*Short exercise*
Below, find the line containing "Reproduce this chart with Chart.js." and the line containing "radius, z=0 WMAP7 norm."; reproduce exactly those two and every line between them, omitting pictures.

*Records*
* * * * * * *

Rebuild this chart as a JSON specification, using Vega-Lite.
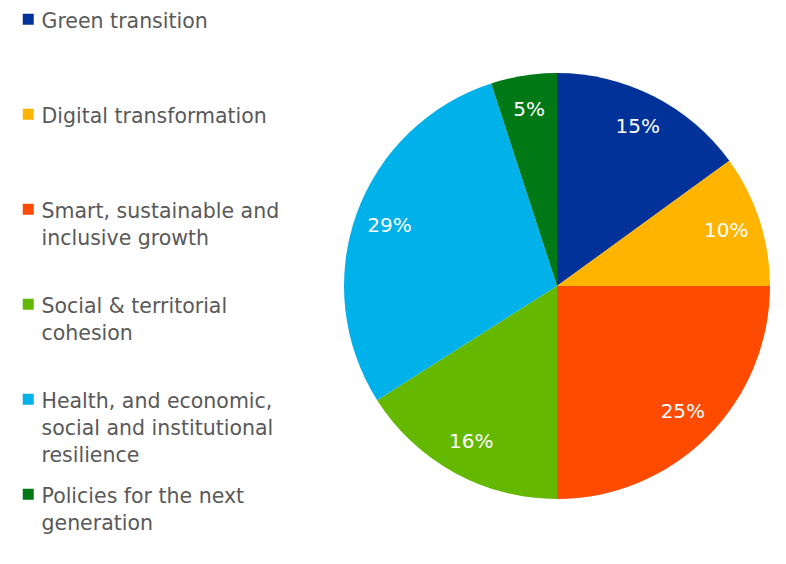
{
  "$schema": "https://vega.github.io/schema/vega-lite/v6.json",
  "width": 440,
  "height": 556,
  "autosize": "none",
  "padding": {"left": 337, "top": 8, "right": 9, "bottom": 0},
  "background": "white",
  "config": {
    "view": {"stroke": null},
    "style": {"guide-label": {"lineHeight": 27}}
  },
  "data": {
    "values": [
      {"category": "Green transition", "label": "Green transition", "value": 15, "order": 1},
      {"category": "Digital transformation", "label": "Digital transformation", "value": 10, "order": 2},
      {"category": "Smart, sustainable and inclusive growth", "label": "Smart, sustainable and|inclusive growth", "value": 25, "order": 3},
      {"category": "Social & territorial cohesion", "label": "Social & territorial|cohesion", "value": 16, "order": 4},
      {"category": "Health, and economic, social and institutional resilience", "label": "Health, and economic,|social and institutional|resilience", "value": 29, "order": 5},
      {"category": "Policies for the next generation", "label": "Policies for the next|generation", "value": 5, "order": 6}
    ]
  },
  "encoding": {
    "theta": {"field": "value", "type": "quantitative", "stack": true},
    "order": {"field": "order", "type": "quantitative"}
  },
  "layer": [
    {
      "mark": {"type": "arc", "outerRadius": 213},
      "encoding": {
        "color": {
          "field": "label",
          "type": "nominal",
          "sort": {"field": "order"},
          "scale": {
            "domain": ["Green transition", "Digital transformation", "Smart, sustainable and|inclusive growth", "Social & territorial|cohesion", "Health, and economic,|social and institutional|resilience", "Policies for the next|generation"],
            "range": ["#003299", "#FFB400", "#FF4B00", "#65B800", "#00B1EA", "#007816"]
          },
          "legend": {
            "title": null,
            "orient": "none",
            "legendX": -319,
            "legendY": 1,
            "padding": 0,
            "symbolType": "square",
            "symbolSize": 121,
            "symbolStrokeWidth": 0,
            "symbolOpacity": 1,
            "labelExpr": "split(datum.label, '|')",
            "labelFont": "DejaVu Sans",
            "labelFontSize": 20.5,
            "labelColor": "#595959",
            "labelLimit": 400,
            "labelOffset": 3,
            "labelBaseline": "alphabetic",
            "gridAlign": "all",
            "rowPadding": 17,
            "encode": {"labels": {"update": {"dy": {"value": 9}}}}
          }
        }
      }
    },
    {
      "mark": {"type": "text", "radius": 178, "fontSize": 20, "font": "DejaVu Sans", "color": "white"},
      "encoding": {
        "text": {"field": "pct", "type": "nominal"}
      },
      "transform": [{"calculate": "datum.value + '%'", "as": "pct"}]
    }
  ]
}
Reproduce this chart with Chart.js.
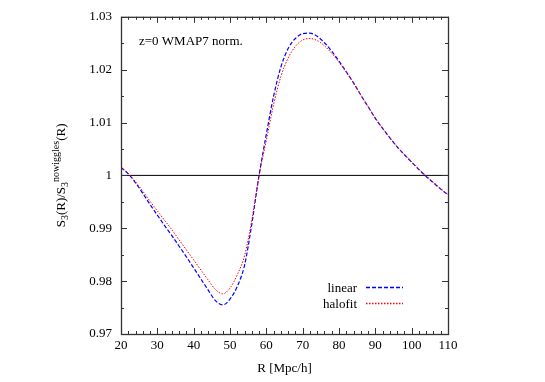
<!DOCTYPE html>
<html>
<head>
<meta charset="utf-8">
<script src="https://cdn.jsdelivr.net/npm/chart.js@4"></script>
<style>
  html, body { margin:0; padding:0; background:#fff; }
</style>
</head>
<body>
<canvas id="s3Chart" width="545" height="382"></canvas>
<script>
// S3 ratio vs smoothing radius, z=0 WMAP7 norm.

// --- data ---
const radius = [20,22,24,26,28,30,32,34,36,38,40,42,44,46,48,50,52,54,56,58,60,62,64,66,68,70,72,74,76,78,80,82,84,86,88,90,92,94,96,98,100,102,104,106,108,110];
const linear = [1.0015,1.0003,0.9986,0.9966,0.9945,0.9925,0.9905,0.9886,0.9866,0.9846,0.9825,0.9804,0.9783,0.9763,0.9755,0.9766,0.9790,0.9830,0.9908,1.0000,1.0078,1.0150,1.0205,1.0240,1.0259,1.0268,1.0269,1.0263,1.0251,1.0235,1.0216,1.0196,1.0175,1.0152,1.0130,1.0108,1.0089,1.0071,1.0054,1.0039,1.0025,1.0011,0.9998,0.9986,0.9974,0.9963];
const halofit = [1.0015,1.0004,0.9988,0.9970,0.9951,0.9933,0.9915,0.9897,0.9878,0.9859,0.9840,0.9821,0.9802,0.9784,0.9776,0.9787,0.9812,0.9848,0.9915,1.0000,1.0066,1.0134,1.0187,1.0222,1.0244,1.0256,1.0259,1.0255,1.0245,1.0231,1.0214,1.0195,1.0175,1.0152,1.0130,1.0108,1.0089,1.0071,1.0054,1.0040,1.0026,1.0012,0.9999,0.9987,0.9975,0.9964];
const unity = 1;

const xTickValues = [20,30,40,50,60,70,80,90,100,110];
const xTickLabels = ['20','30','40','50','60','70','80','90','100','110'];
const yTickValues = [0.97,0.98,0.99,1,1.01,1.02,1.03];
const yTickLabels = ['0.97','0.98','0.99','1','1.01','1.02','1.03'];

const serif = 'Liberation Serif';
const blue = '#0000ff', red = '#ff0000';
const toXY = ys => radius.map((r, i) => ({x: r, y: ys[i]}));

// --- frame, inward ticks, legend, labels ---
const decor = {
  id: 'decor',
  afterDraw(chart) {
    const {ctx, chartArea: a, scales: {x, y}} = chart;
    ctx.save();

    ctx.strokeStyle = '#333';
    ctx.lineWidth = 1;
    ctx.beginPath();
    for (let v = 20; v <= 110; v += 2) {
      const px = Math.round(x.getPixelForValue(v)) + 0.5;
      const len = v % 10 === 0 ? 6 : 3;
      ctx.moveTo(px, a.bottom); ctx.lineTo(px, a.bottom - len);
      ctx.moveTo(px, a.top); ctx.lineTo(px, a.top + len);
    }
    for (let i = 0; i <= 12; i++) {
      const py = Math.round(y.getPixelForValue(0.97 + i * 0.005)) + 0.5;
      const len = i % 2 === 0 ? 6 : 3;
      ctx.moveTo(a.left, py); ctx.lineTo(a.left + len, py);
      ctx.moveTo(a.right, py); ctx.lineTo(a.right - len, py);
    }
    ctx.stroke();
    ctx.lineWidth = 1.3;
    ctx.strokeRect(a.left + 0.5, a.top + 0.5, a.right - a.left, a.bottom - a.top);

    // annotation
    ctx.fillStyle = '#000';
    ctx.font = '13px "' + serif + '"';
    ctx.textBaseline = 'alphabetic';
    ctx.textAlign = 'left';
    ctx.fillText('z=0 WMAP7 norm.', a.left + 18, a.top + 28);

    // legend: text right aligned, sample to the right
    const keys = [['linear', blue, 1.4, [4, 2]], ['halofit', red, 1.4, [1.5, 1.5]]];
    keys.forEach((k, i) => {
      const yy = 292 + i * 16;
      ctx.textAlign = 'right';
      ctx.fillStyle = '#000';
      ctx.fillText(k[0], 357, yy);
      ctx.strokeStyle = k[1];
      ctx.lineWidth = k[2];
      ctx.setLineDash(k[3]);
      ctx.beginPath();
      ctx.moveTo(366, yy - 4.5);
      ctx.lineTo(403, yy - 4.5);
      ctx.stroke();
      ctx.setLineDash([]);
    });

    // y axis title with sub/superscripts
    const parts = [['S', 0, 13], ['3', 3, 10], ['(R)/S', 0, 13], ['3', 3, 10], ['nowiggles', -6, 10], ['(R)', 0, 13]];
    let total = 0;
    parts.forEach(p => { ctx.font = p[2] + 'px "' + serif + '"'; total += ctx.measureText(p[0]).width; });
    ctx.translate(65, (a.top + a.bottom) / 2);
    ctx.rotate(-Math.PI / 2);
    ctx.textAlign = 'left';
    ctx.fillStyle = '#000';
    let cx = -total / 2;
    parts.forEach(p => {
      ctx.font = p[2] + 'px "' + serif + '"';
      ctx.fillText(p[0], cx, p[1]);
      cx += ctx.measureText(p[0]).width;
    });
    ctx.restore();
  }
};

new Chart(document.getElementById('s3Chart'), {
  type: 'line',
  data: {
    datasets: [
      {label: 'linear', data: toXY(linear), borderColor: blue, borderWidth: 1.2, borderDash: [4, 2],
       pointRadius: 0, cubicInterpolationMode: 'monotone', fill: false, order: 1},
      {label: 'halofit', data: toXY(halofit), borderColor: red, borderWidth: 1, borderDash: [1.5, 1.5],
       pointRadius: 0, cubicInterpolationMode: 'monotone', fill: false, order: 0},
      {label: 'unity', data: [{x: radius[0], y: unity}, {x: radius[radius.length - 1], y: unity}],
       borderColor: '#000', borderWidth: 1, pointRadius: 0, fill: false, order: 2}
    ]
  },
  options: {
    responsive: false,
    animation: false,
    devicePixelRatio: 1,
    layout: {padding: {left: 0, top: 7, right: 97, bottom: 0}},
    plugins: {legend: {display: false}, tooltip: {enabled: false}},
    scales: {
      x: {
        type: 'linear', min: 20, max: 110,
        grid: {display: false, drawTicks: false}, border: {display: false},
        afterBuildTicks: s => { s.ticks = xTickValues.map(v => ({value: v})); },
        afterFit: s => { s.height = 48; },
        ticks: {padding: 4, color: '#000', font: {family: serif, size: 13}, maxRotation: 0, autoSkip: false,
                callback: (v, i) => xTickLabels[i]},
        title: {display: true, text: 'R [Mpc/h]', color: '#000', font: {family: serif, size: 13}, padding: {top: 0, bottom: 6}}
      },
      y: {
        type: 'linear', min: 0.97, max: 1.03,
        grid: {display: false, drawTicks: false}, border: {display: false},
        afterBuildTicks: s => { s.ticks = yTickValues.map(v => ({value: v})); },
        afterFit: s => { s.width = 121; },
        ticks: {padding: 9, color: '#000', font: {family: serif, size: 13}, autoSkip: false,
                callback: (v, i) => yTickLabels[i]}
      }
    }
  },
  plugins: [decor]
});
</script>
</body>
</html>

* * * * * * *

*Answer to this task*
Reproduce this chart with Chart.js.
<!DOCTYPE html>
<html>
<head>
<meta charset="utf-8">
<script src="https://cdn.jsdelivr.net/npm/chart.js@4"></script>
<style>
  html, body { margin:0; padding:0; background:#fff; }
</style>
</head>
<body>
<canvas id="s3Chart" width="545" height="382"></canvas>
<script>
// S3 ratio vs smoothing radius, z=0 WMAP7 norm.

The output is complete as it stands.